Dichas ayudas iban acompañadas de drásticas “reestructuraciones”, es decir
despidos, recortes salariales y mayor precariedad. En otras palabras, han
servido para extender aún más el modelo desarrollado por compañías como la
American Axle & Manufacturing, fundada en 1994 con el objetivo de
suministrar, a bajo coste, componentes de automóviles a General Motors y
Chrysler. Aun cuando la compañía registrase pingües beneficios, muchos de sus
empleados, contratados por horas, han visto como en febrero del año pasado les
rescindían sus contratos. Después de una huelga contra la reducción de la paga
de 28 a 14 dólares la hora, otra fábrica de Detroit despidió a todos sus trabajadores
y cerró las puertas. De este modo, junto a los establecimientos abiertos en los
últimos años por la American Axle & Manufacturing en México, Brasil y
Polonia, una reciente declaración, supuestamente filantrópica, de uno de sus
presidentes, nos ilumina el futuro: “construir Asia es nuestra máxima
prioridad”. El próximo capítulo de esta historia se escribirá en China, donde,
en efecto, la compañía opera con dos nuevas fábricas desde el 2009.
En el fondo, Detroit nos habla no solo del siglo XX, sino de
las transformaciones de hoy en día y de lo que nos depara el futuro. El epílogo
de su historia nos cuenta en qué medida desempleo y pobreza son consecuencia de
los dictámenes económicos que han impedido que conquistas y mejoras
tecnológicas se pusieran al servicio de la colectividad. Nos muestra que las
fábricas están vacías no porqué no haya trabajo, sino porqué la producción ha
sido relocalizada hacia lugares donde el coste del trabajo es menor y la lucha
por el reconocimiento de los derechos sociales es más débil.
Anochece rápido en el invierno de Detroit.

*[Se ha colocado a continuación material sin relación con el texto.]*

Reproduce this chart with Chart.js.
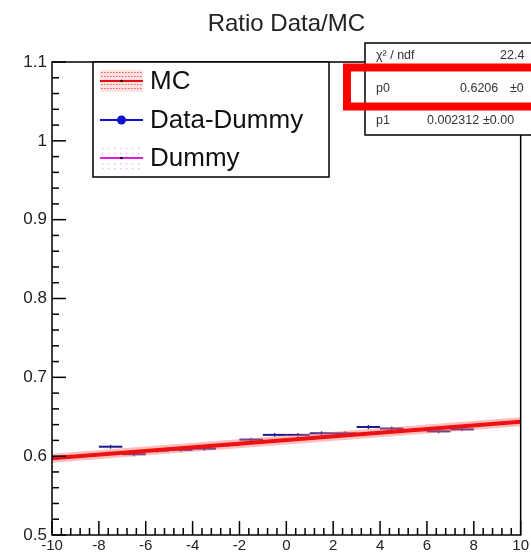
<!DOCTYPE html>
<html>
<head>
<meta charset="utf-8">
<script src="https://cdn.jsdelivr.net/npm/chart.js@4.4.1/dist/chart.umd.min.js"></script>
<style>
  html, body { margin: 0; padding: 0; background: #fff; }
  #wrap { width: 531px; height: 552px; position: relative; }
</style>
</head>
<body>
<div id="wrap"><canvas id="c" width="531" height="552"></canvas></div>
<script>
// Bin centres and measured Data-Dummy ratio per bin
const binCenters = [-7.5, -6.5, -5.5, -4.5, -3.5, -2.5, -1.5, -0.5, 0.5, 1.5, 2.5, 3.5, 4.5, 5.5, 6.5, 7.5];
const binHalfWidth = [0.5, 0.5, 0.5, 0.5, 0.5, 0.5, 0.5, 0.5, 0.5, 0.5, 0.5, 0.5, 0.5, 0.5, 0.5, 0.5];
const ratioData = [0.612, 0.6025, 0.607, 0.608, 0.6095, 0.614, 0.621, 0.627, 0.627, 0.629, 0.629, 0.637, 0.635, 0.633, 0.6315, 0.634];
const ratioErr = [0.0025, 0.0025, 0.0025, 0.0025, 0.0025, 0.0025, 0.0025, 0.0025, 0.0025, 0.0025, 0.0025, 0.0025, 0.0025, 0.0025, 0.0025, 0.0025];

// Linear fit pol1: p0 + p1*x
const fitP0 = 0.6206;
const fitP1 = 0.002312;
const fitRange = [-10, 10];

// Axis ranges and tick labels
const xRange = [-10, 10];
const yRange = [0.5, 1.1];
const xTickValues = [-10, -8, -6, -4, -2, 0, 2, 4, 6, 8, 10];
const xTickLabels = ['-10', '-8', '-6', '-4', '-2', '0', '2', '4', '6', '8', '10'];
const yTickValues = [0.5, 0.6, 0.7, 0.8, 0.9, 1.0, 1.1];
const yTickLabels = ['0.5', '0.6', '0.7', '0.8', '0.9', '1', '1.1'];

// Legend and fit statistics text
const legendNames = ['MC', 'Data-Dummy', 'Dummy'];
const statNames = ['\u03c7\u00b2 / ndf', 'p0', 'p1'];
const statValues = ['22.4', '0.6206', '0.002312'];
const statErrors = ['', '\u00b10', '\u00b10.00'];

const FONT = '"Liberation Sans", Arial, Helvetica, sans-serif';

const fitPoints = fitRange.map(x => ({ x: x, y: fitP0 + fitP1 * x }));
const dataPoints = binCenters.map((x, i) => ({ x: x, y: ratioData[i] }));

// ROOT-style frame, inward ticks, error bars, legend and stat box
const rootDecor = {
  id: 'rootDecor',
  beforeDatasetsDraw(chart) {
    const ctx = chart.ctx, xs = chart.scales.x, ys = chart.scales.y;
    // error bars for Data-Dummy
    ctx.save();
    ctx.strokeStyle = '#1a1a8c';
    binCenters.forEach((x, i) => {
      const y = ys.getPixelForValue(ratioData[i]);
      const x0 = xs.getPixelForValue(x - binHalfWidth[i]);
      const x1 = xs.getPixelForValue(x + binHalfWidth[i]);
      ctx.lineWidth = 2;
      ctx.beginPath(); ctx.moveTo(x0, y); ctx.lineTo(x1, y); ctx.stroke();
      const xc = xs.getPixelForValue(x);
      ctx.lineWidth = 1.2;
      ctx.beginPath();
      ctx.moveTo(xc, ys.getPixelForValue(ratioData[i] - ratioErr[i]));
      ctx.lineTo(xc, ys.getPixelForValue(ratioData[i] + ratioErr[i]));
      ctx.stroke();
    });
    ctx.restore();
  },
  afterDraw(chart) {
    const ctx = chart.ctx, a = chart.chartArea, xs = chart.scales.x, ys = chart.scales.y;
    ctx.save();
    // frame
    ctx.strokeStyle = '#000';
    ctx.lineWidth = 1.5;
    ctx.strokeRect(a.left, a.top, a.right - a.left, a.bottom - a.top);
    // x ticks (major every 2, minor every 0.4)
    for (let k = 0; k <= 50; k++) {
      const v = xRange[0] + k * 0.4;
      const px = xs.getPixelForValue(v);
      const len = (k % 5 === 0) ? 14 : 7;
      ctx.beginPath(); ctx.moveTo(px, a.bottom); ctx.lineTo(px, a.bottom - len); ctx.stroke();
    }
    // y ticks (major every 0.1, minor every 0.02)
    for (let k = 0; k <= 30; k++) {
      const v = yRange[0] + k * 0.02;
      const py = ys.getPixelForValue(v);
      const len = (k % 5 === 0) ? 14 : 7;
      ctx.beginPath(); ctx.moveTo(a.left, py); ctx.lineTo(a.left + len, py); ctx.stroke();
    }

    // legend box
    const lx = 93, ly = 62, lw = 236, lh = 115;
    ctx.fillStyle = '#fff';
    ctx.fillRect(lx, ly, lw, lh);
    ctx.strokeStyle = '#000';
    ctx.lineWidth = 1.5;
    ctx.strokeRect(lx, ly, lw, lh);
    const rowY = [81, 120, 158];
    const sx0 = 100, sx1 = 143;
    // MC: red line with pink hatched band
    ctx.fillStyle = 'rgba(255,170,170,0.35)';
    ctx.fillRect(sx0, rowY[0] - 11, sx1 - sx0, 22);
    ctx.fillStyle = 'rgba(230,60,60,0.8)';
    for (let yy = rowY[0] - 9; yy <= rowY[0] + 9; yy += 4) {
      if (Math.abs(yy - rowY[0]) < 2) continue;
      for (let xx = sx0 + 1; xx < sx1; xx += 3) ctx.fillRect(xx, yy, 1.5, 1);
    }
    ctx.strokeStyle = '#e01010'; ctx.lineWidth = 2;
    ctx.beginPath(); ctx.moveTo(sx0, rowY[0]); ctx.lineTo(sx1, rowY[0]); ctx.stroke();
    ctx.fillStyle = '#000';
    ctx.beginPath(); ctx.arc((sx0 + sx1) / 2, rowY[0], 1.3, 0, Math.PI * 2); ctx.fill();
    // Data-Dummy: blue line with marker
    ctx.strokeStyle = '#1010d0'; ctx.lineWidth = 2;
    ctx.beginPath(); ctx.moveTo(sx0, rowY[1]); ctx.lineTo(sx1, rowY[1]); ctx.stroke();
    ctx.fillStyle = '#1010d0';
    ctx.beginPath(); ctx.arc((sx0 + sx1) / 2, rowY[1], 4.5, 0, Math.PI * 2); ctx.fill();
    // Dummy: magenta line with dotted band
    ctx.fillStyle = 'rgba(240,120,240,0.7)';
    for (let yy = rowY[2] - 10; yy <= rowY[2] + 10; yy += 5) {
      if (Math.abs(yy - rowY[2]) < 2) continue;
      for (let xx = sx0 + 2; xx < sx1; xx += 6) ctx.fillRect(xx, yy, 1.2, 1.2);
    }
    ctx.strokeStyle = '#e020e0'; ctx.lineWidth = 2;
    ctx.beginPath(); ctx.moveTo(sx0, rowY[2]); ctx.lineTo(sx1, rowY[2]); ctx.stroke();
    ctx.fillStyle = '#000';
    ctx.beginPath(); ctx.arc((sx0 + sx1) / 2, rowY[2], 1.3, 0, Math.PI * 2); ctx.fill();
    // legend text
    ctx.fillStyle = '#111';
    ctx.font = '26px ' + FONT;
    ctx.textBaseline = 'middle';
    ctx.textAlign = 'left';
    legendNames.forEach((n, i) => ctx.fillText(n, 150, rowY[i] + 1));

    // fit statistics box
    const bx = 365, by = 43, bw = 200, bh = 92;
    ctx.fillStyle = '#fff';
    ctx.fillRect(bx, by, bw, bh);
    ctx.strokeStyle = '#000';
    ctx.lineWidth = 1.5;
    ctx.strokeRect(bx, by, bw, bh);
    ctx.font = '12.5px ' + FONT;
    ctx.fillStyle = '#333';
    const sRowY = [56, 89, 121];
    const sValX = [500, 460, 427];
    const sErrX = [0, 510, 483];
    statNames.forEach((n, i) => {
      ctx.fillText(n, 376, sRowY[i]);
      ctx.fillText(statValues[i], sValX[i], sRowY[i]);
      if (statErrors[i]) ctx.fillText(statErrors[i], sErrX[i], sRowY[i]);
    });
    // highlight around the p0 row
    ctx.strokeStyle = '#ff0000';
    ctx.lineWidth = 8;
    ctx.strokeRect(347, 67.5, 220, 39);
    ctx.restore();
  }
};

new Chart(document.getElementById('c'), {
  type: 'scatter',
  data: {
    datasets: [
      {
        label: 'MC band',
        type: 'line',
        data: fitPoints,
        borderColor: 'rgba(255,110,110,0.45)',
        borderWidth: 9,
        pointRadius: 0,
        fill: false,
        order: 2
      },
      {
        label: 'MC',
        type: 'line',
        data: fitPoints,
        borderColor: '#ee1111',
        borderWidth: 4,
        pointRadius: 0,
        fill: false,
        order: 1
      },
      {
        label: 'Data-Dummy',
        data: dataPoints,
        backgroundColor: '#1a1a8c',
        borderColor: '#1a1a8c',
        pointRadius: 0,
        order: 3
      }
    ]
  },
  options: {
    responsive: false,
    animation: false,
    layout: { padding: { top: 0, right: 10, left: 0, bottom: 0 } },
    plugins: {
      legend: { display: false },
      tooltip: { enabled: false },
      title: {
        display: true,
        text: 'Ratio Data/MC',
        fullSize: false,
        color: '#222',
        font: { family: FONT, size: 24, weight: 'normal', lineHeight: 1.2 },
        padding: { top: 10, bottom: 23.2 }
      }
    },
    scales: {
      x: {
        type: 'linear',
        min: xRange[0],
        max: xRange[1],
        grid: { display: false, drawTicks: false },
        border: { display: false },
        afterBuildTicks: s => { s.ticks = xTickValues.map(v => ({ value: v })); },
        afterFit: s => { s.height = 17; },
        ticks: {
          autoSkip: false,
          maxRotation: 0,
          padding: 2,
          color: '#222',
          font: { family: FONT, size: 15 },
          callback: (v) => xTickLabels[xTickValues.indexOf(v)]
        }
      },
      y: {
        type: 'linear',
        min: yRange[0],
        max: yRange[1],
        grid: { display: false, drawTicks: false },
        border: { display: false },
        afterBuildTicks: s => { s.ticks = yTickValues.map(v => ({ value: v })); },
        afterFit: s => { s.width = 52; },
        ticks: {
          autoSkip: false,
          padding: 5,
          color: '#222',
          font: { family: FONT, size: 17 },
          callback: (v) => yTickLabels[yTickValues.findIndex(t => Math.abs(t - v) < 1e-9)]
        }
      }
    }
  },
  plugins: [rootDecor]
});
</script>
</body>
</html>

Cerca de la
salida de la autopista algunas personas piden limosna. Más adelante, en el
corazón de lo que una vez fue la zona industrial, se entrevé un fuego. Lo ha
encendido un grupo de jóvenes que pretende desmantelar los restos de una
fábrica para ser luego expedidos, por vía marítima, a Oriente. Estas chatarras
se pagan a dos dólares y medio por libra y son los últimos objetos útiles de
los que sacar algo con que llegar a fin de mes. Representan uno de los principales
productos de la exportación estadounidense a China, y Detroit es la ciudad que
más ofrece de todas. Sirven para construir en otro sitio lo que antes estaba
aquí. Para crear las infraestructuras que permitirán un mayor beneficio a los
patronos. Una explotación generada por una porción de plusvalor mayor, por usar
palabras de otros tiempos. Sin embargo, no se hagan ilusiones. Con las nuevas
fábricas surgirán nuevos conflictos y nuevas esperanzas.